Shadow of a Face is a monument to abolitionist Harriet Tubman in Newark, New Jersey's Harriet Tubman Square designed by architect and artist Nina Cooke John. It was unveiled on March 9, 2023. It replaced a monument to Christopher Columbus in the same location which was removed in 2020 by the city to prevent its toppling in a Black Lives Matter protest. Several other monuments are in the park.

== Design ==
The design is governed in plan by circles, which symbolize community connection across time and space, according to Cooke John. It is 25 ft tall and 40 ft wide. The monument is made of a curved poured-in-place concrete wall with a six foot tall bas-relief of Tubman's face on the side facing the Newark Museum of Art and a mosaic of blue tiles made by community members on the other. A second curved wall made of wood slats on the exterior and corten steel on the interior contains a timeline of Tubman's life as well as panels that present information on Black liberation history in the city and state. A 25-foot tall black steel silhouette of Tubman rises from the monument's interior. An abstracted cape made of black steel and plastic conduit floats over the wood slat wall. There is one bench made of concrete and wood slats in the monument's interior and one on the exterior. The outline of Columbus's plinth is inscribed in the ground.

Integrated speakers play audio narrating Tubman's life by Newark native Queen Latifah and reflections from community members. Lights within the silhouette and in the ground light up the monument at night. Signs on a steel electricity box explain the monument and the park's history.
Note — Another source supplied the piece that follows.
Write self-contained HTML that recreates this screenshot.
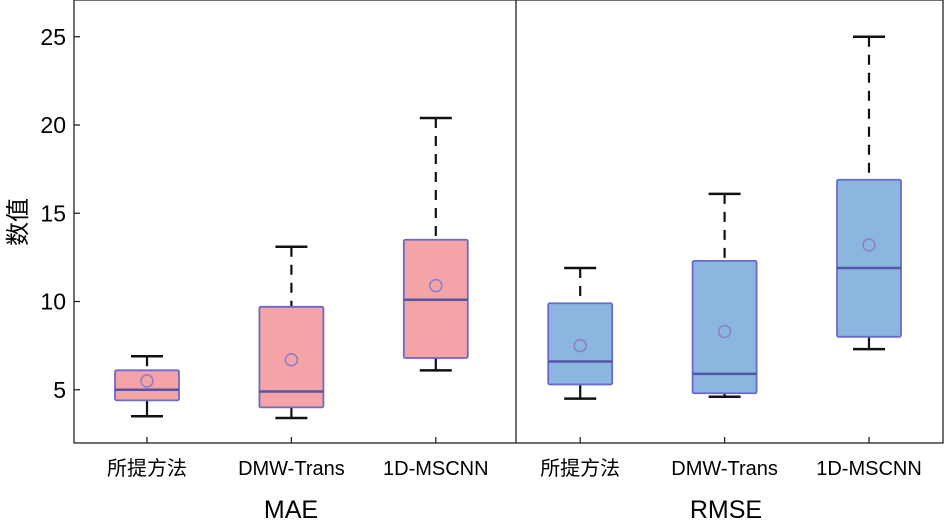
<!DOCTYPE html>
<html><head><meta charset="utf-8"><style>
body{margin:0;background:#fff}
svg text{font-family:"Liberation Sans","Noto Sans CJK SC",sans-serif;fill:#000}
</style></head><body>
<svg id="c" width="945" height="520"></svg>
<script>
const categories=["所提方法","DMW-Trans","1D-MSCNN","所提方法","DMW-Trans","1D-MSCNN"];
const groups=["MAE","RMSE"];
const whiskerLow=[3.5,3.4,6.1,4.5,4.6,7.3];
const q1=[4.4,4.0,6.8,5.3,4.8,8.0];
const medians=[5.0,4.9,10.1,6.6,5.9,11.9];
const q3=[6.1,9.7,13.5,9.9,12.3,16.9];
const whiskerHigh=[6.9,13.1,20.4,11.9,16.1,25.0];
const means=[5.5,6.7,10.9,7.5,8.3,13.2];
const yTicks=[5,10,15,20,25];
const NS="http://www.w3.org/2000/svg";
const svg=document.getElementById('c');
const L=74,R=943,T=0,B=443;
const y=v=>478-(v)*17.65;
const x=i=>147+i*144.4;
function mk(t,a){const e=document.createElementNS(NS,t);for(const k in a)e.setAttribute(k,a[k]);svg.appendChild(e);return e;}
let f=mk('rect',{x:L,y:T,width:R-L,height:B-T,fill:'none',stroke:'#222','stroke-width':1.3});

let d=mk('line',{x1:516,x2:516,y1:T,y2:B,stroke:'#222','stroke-width':1.3});

yTicks.forEach(v=>{
 const l=mk('line',{x1:L,x2:L+6,y1:y(v),y2:y(v),stroke:'#222','stroke-width':1.3});
 
 const t=mk('text',{x:L-8,y:y(v)+8,'text-anchor':'end','font-size':23});t.textContent=v;
 
});
const yt=mk('text',{x:0,y:0,'font-size':24,'text-anchor':'middle',transform:'translate(26,222) rotate(-90)'});yt.textContent='数值';

categories.forEach((c,i)=>{
 const cx=x(i),blue=i>=3;
 const g=document.createElementNS(NS,'g');
 const tk=mk('line',{x1:cx,x2:cx,y1:B,y2:B-6,stroke:'#222','stroke-width':1.3});
 
 const w1=mk('line',{x1:cx,x2:cx,y1:y(whiskerLow[i]),y2:y(q1[i]),stroke:'#111','stroke-width':2.2});
 
 const w2=mk('line',{x1:cx,x2:cx,y1:y(whiskerHigh[i]),y2:y(q3[i]),stroke:'#111','stroke-width':2.2,'stroke-dasharray':'10,8'});
 
 [whiskerLow[i],whiskerHigh[i]].forEach(v=>{
  const cp=mk('line',{x1:cx-16,x2:cx+16,y1:y(v),y2:y(v),stroke:'#111','stroke-width':2.5});
  
 });
 const b=mk('rect',{x:cx-32,y:y(q3[i]),width:64,height:y(q1[i])-y(q3[i]),fill:blue?'#8ab6e0':'#f4a3a6',stroke:'#6a6acc','stroke-width':1.8,rx:1.5});
 
 const m=mk('line',{x1:cx-32,x2:cx+32,y1:y(medians[i]),y2:y(medians[i]),stroke:'#5555a8','stroke-width':2.5});
 
 const mc=mk('circle',{cx:cx,cy:y(means[i]),r:6,fill:'none',stroke:'#8a7fc8','stroke-width':1.5});
 
 const t=mk('text',{x:cx,y:475,'text-anchor':'middle','font-size':20});t.textContent=c;
 
});
groups.forEach((g,j)=>{
 const t=mk('text',{x:j?726:291,y:518,'text-anchor':'middle','font-size':25});t.textContent=g;
 
});
</script>
</body></html>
The monument is encircled with hexagonal concrete pavers, some of which are engraved with donor names, and a short pink granite retaining wall that defines the park from the sidewalk.

The name of the work was inspired by "Runagate Runagate" a 1962 Robert Hayden poem which references Tubman.

== History ==
In October 2020, Mayor of Newark Ras Baraka announced that the city would replace the monument to Columbus with one to Harriet Tubman with the City of Newark commissioning five local artists to present proposals to a 14-person jury. In June 2021, the city announced the selection of Cooke John to complete the monument.

Community members have disputed Tubman's connection to Newark and the decision to rename the park in her honor. Some have also criticized the removal of Columbus without a public hearing as erasing an important part of American history.

The monument was originally rejected by a state historic preservation panel (the park and statue of Columbus are contributing properties to the James Street Commons Historic District) for not adequately consulting with the area's Italian community and asked to be presented with a plan that included statues to both Columbus and Tubman. The panel was subsequently overruled by a state commissioner, allowing the construction of Cooke John's proposal.

The project is a Grace Farms Design for Freedom pilot project, meaning many of its materials were examined to ensure that they were produced with forced labor-free materials.

The monument was unveiled on March 9, 2023, by Mayor Ras Baraka, First Lady of New Jersey Tammy Murphy, Queen Latifah, Cooke John, Don Katz and other local dignitaries following a press conference at Audible's Innovation Cathredral.

The monument's surrounding hardscape was completed in November 2023, including the addition of a short pink granite retaining wall and completion of the paved area.